Hungary 2

Hungary

Hungary 3
Revolutionary Soldiers Wearing Aster Flowers

The Hungarian Royal Honvéd army still had more than 1,400,000 soldiers when Mihály Károlyi was announced as prime minister of Hungary. Károlyi yielded to U.S. President Woodrow Wilson’s demand for pacifism by ordering the disarmament of the Hungarian army. This happened under the direction of Béla Linder, minister of war in the Károlyi government. Due to the full disarmament of its army, Hungary was to remain without a national defence at a time of particular vulnerability. During the rule of Károlyi’s pacifist cabinet, Hungary lost the control over approx. 75% of its former pre-WW1 territories (325 411 km²) without fight and was subject to foreign occupation. The Little Entente, sensing an opportunity, invaded the country from three sides—Romania invaded Transylvania, Czechoslovakia annexed Upper Hungary (today’s Slovakia), and a joint Serb-French coalition annexed Vojvodina and other southern regions.

Hungary 4
Mihály Károlyi

In March 1919, communists led by Béla Kun ousted the Károlyi government and proclaimed the Hungarian Soviet Republic (Tanácsköztársaság), followed by a thorough Red Terror campaign. Despite some successes on the Czechoslovak front, Kun’s forces were ultimately unable to resist the Romanian invasion; by August 1919, Romanian troops occupied Budapest and ousted Kun.

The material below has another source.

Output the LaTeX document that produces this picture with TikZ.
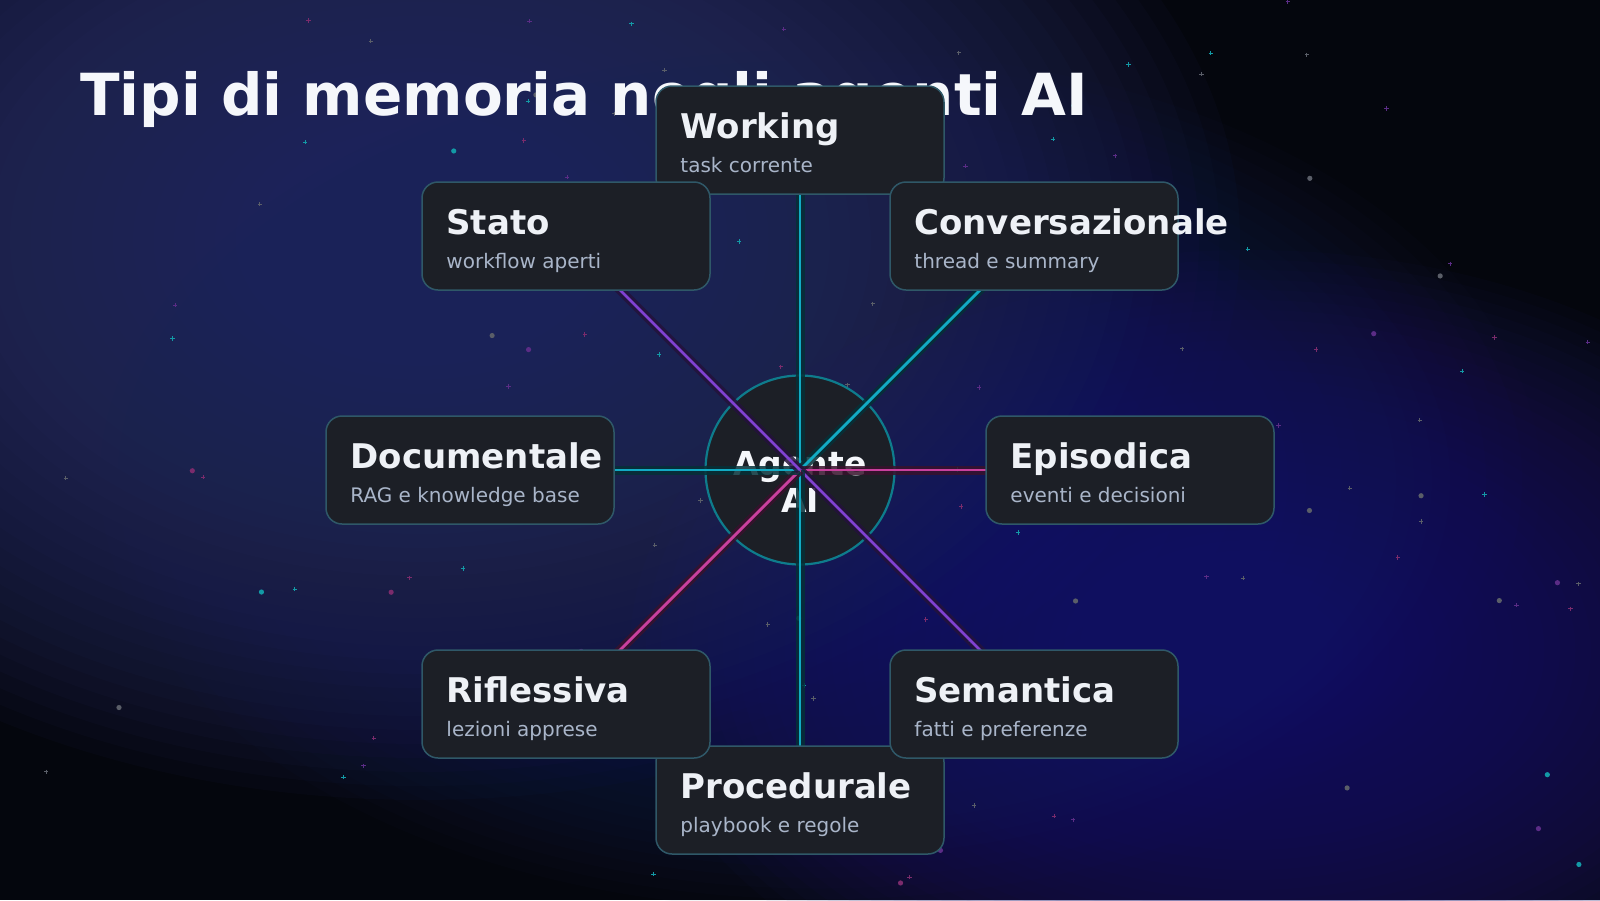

In November 1919, rightist forces led by former Austro-Hungarian admiral Miklós Horthy entered Budapest; exhausted by the war and its aftermath, the populace accepted Horthy’s leadership. In January 1920, parliamentary elections were held and Horthy was proclaimed Regent of the reestablished Kingdom of Hungary, inaugurating the so-called “Horthy era” (Horthy-kor). The new government worked quickly to normalize foreign relations while turning a blind eye to a White Terror that swept through the countryside; extrajudicial killings of suspected communists and Jews lasted well into 1920. On 4 June of that year, the Treaty of Trianon established new borders for Hungary. The country lost 71% of its territory and 66% of its antebellum population, as well as many sources of raw materials and its sole port, Fiume. Though the revision of the Treaty quickly rose to the top of the national political agenda, the Horthy government was not willing to resort to military intervention to do so.

Hungary 5
Miklos Horthy

The initial years of the Horthy regime were preoccupied by putsch attempts by Charles IV, the Austro-Hungarian pretender; continued suppression of communists; and a migration crisis triggered by the Trianon territorial changes. Though free elections continued, Horthy’s personality, and those of his personally selected prime ministers, dominated the political scene. The government’s actions continued to drift right with the passage of antisemitic laws and, due to the continued isolation of the Little Entente, economic and then political gravitation toward Italy and Germany. The Great Depression further exacerbated the situation and the popularity of fascist politicians such as Gyula Gömbös and Ferenc Szálasi, promising economic and social recovery, rose.

Hungary 6
Territorial Gains of Hungary 1938-1941

Horthy’s nationalist agenda reached its apogee in 1938 and 1940, when the Nazis rewarded Hungary’s staunchly pro-Germany foreign policy in the First and Second Vienna Awards, respectively, peacefully restoring ethnic-Hungarian-majority areas lost after Trianon. In 1939, Hungary regained further territory from Czechoslovakia through force. Hungary formally joined the Axis Powers on 20 November 1940, and in 1941, participated in the invasion of Yugoslavia, gaining some of its former territories in the south.

World War II 1941–1945:

Hungary formally entered World War II as an Axis Power on 26 June 1941, declaring war on the Soviet Union after unidentified planes bombed Kassa, Munkács, and Rahó. Hungarian troops fought on the Eastern Front for two years. Despite some early successes, the Hungarian government began seeking a secret peace pact with the Allies after the Second Army suffered catastrophic losses at the River Don in January 1943. Learning of the planned defection, German troops occupied Hungary on 19 March 1944 to guarantee Horthy’s compliance. In October, as the Soviet front approached and the Hungarian government made further efforts to disengage from the war, German troops ousted Horthy and installed a puppet government under Szálasi’s fascist Arrow Cross Party. Szálasi pledged all the country’s capabilities in service of the German war machine. By October 1944, the Soviets had reached the river Tisza, and despite some losses, succeeded in encircling and besieging Budapest in December.